Athletics: More money for gold
KUALA LUMPUR: It’s not just fame but also instant riches for the athlete who delivers the first Olympic gold medal for Malaysia in Beijing in August.
The Youth and Sports Minister, Datuk Seri Othman Said, said that the current scheme to reward athletes for excellence at the Olympic level would not only be revised but it would also include coaches for a share of the pie.
And the government will also seek help from the private sector to chip in towards increasing the purse.
The decisions were made during the first Olympic steering committee meeting yesterday and they would be recommended to the Cabinet Committee of Sports, chaired by Deputy Prime Minister Datuk Seri Najib Tun Razak, for endorsement.
Attending the meeting, chaired by Azalina, were National Sports Council (NSC) director general Datuk Zolkples Embong and National Sports Institute director general Datuk Dr Ramlan Aziz and chef-de-mission of the contingent to the Beijing Games Datuk Ho Koh Chye.

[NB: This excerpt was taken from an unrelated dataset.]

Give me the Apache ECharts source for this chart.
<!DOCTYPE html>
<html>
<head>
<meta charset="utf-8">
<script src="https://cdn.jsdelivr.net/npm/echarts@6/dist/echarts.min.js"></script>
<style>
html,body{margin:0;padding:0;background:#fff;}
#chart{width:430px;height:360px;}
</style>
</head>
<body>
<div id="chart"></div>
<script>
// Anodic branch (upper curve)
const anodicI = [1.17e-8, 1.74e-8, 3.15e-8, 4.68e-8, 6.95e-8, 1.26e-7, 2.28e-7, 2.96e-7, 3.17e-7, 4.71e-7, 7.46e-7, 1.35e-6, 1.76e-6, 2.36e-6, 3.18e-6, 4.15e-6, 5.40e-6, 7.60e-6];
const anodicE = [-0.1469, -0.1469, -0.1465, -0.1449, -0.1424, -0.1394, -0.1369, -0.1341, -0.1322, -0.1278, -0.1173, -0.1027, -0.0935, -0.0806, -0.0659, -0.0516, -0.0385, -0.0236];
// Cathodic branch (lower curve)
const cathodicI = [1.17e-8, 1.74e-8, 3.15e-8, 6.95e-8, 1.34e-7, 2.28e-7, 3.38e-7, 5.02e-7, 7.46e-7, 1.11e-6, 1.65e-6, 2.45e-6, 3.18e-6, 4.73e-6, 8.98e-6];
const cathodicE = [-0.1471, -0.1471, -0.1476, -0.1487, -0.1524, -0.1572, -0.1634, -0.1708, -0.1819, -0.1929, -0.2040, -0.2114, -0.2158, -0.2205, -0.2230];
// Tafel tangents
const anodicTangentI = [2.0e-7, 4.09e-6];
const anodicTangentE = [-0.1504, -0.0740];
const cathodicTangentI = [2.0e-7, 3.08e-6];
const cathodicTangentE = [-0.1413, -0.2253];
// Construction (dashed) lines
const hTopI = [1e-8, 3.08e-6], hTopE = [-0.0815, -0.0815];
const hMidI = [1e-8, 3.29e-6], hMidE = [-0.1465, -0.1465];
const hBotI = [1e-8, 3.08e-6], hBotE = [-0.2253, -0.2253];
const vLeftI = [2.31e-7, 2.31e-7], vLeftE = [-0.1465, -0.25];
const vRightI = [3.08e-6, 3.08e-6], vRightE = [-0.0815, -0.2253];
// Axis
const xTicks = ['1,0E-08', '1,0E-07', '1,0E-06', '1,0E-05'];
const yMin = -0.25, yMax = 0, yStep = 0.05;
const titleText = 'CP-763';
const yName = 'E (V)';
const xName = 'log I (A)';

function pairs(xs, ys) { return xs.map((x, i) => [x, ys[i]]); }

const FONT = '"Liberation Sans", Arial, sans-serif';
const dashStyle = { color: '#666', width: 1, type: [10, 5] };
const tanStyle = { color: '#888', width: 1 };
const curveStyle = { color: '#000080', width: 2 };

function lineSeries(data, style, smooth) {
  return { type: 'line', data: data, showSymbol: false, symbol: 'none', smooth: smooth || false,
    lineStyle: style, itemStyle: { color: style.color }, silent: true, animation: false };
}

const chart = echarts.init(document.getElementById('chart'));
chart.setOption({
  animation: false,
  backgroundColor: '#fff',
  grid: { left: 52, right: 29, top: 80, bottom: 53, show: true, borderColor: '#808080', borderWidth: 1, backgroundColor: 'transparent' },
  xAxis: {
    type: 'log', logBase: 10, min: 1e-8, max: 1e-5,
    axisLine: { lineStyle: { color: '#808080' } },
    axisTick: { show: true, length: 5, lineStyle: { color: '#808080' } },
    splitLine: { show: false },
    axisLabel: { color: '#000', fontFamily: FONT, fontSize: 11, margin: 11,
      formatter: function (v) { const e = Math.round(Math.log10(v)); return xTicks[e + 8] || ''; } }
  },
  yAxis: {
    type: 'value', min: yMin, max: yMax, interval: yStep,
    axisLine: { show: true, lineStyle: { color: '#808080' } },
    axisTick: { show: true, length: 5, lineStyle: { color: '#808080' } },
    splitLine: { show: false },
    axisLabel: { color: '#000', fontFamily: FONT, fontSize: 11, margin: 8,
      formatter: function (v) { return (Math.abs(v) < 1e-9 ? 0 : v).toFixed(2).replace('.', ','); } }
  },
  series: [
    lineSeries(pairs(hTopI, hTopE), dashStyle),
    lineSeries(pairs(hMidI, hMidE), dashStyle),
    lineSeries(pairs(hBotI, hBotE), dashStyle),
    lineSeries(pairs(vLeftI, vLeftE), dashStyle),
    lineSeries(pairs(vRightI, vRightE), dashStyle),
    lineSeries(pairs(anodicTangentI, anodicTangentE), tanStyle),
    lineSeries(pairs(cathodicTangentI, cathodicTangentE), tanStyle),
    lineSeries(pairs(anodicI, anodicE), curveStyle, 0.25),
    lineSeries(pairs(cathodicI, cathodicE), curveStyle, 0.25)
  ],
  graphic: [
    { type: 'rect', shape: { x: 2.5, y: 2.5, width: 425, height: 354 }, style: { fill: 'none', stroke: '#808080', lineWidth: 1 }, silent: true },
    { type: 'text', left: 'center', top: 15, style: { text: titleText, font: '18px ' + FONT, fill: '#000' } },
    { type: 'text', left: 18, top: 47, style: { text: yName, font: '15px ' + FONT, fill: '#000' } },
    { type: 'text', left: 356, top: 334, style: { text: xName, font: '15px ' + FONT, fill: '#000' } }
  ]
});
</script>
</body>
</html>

Under the current NSC reward scheme, an Olympic gold is worth RM160,000 and it is RM80,000 for silver and RM40,000 for bronze. But the amount for the athlete who strikes gold in Beijing could be RM1 million or more, depending on the contributions from the private sector.
While it is time for Malaysia to look into increasing the rewards in tune with what countries like Singapore and Indonesia are dangling, another factor that prompted the steering committee to make the proposals was the suspicion of bookies involvement in badminton.
Singapore will reward a gold medallist at the Beijing Games with $S1 million (RM2.2 million) while an Indonesian winner stands to pocket 1 billion rupiah (almost RM360,00).
“The Olympics is the biggest sporting event and we do not want any claims that bookies could be involved, especially where our athletes are concerned,” said Azalina, who added that the rewards may not just be in cash but also in other forms of remuneration.
“We want to avoid this by raising the incentive so that all they need to do is focus on winning for the country. We will get the private sector to help. We will look at the role played by their coaches and reward them as well.”
Malaysia also have a monthly pension scheme of RM3,000 for an Olympic gold medallist, RM1,500 for silver and RM1,000 for bronze. It takes effect from the date of winning the medal.
The Olympic steering committee also decided to have a dedicated support team for each sport where Malaysians will be competing in Beijing.
“The number of athletes for Beijing will not be big and we want to make sure each athlete gets the best support to cope with any situation that may arise,” said Azalina.
Malaysia returned empty-handed from the last two Olympic campaigns in Sydney (2000) and Athens (2004) but Azalina is hoping the drought will end in Beijing.
“If it’s a gold, it will be a bonus. We will be happy if we get medals of any other colour,” she said.
Malaysia have won medals from badminton through Cheah Soon Kit-Yap Kim Hock (silver) and Rashid Sidek (bronze) in Atlanta in 1996 and Razif-Jalani Sidek (bronze) in Barcelona in 1992.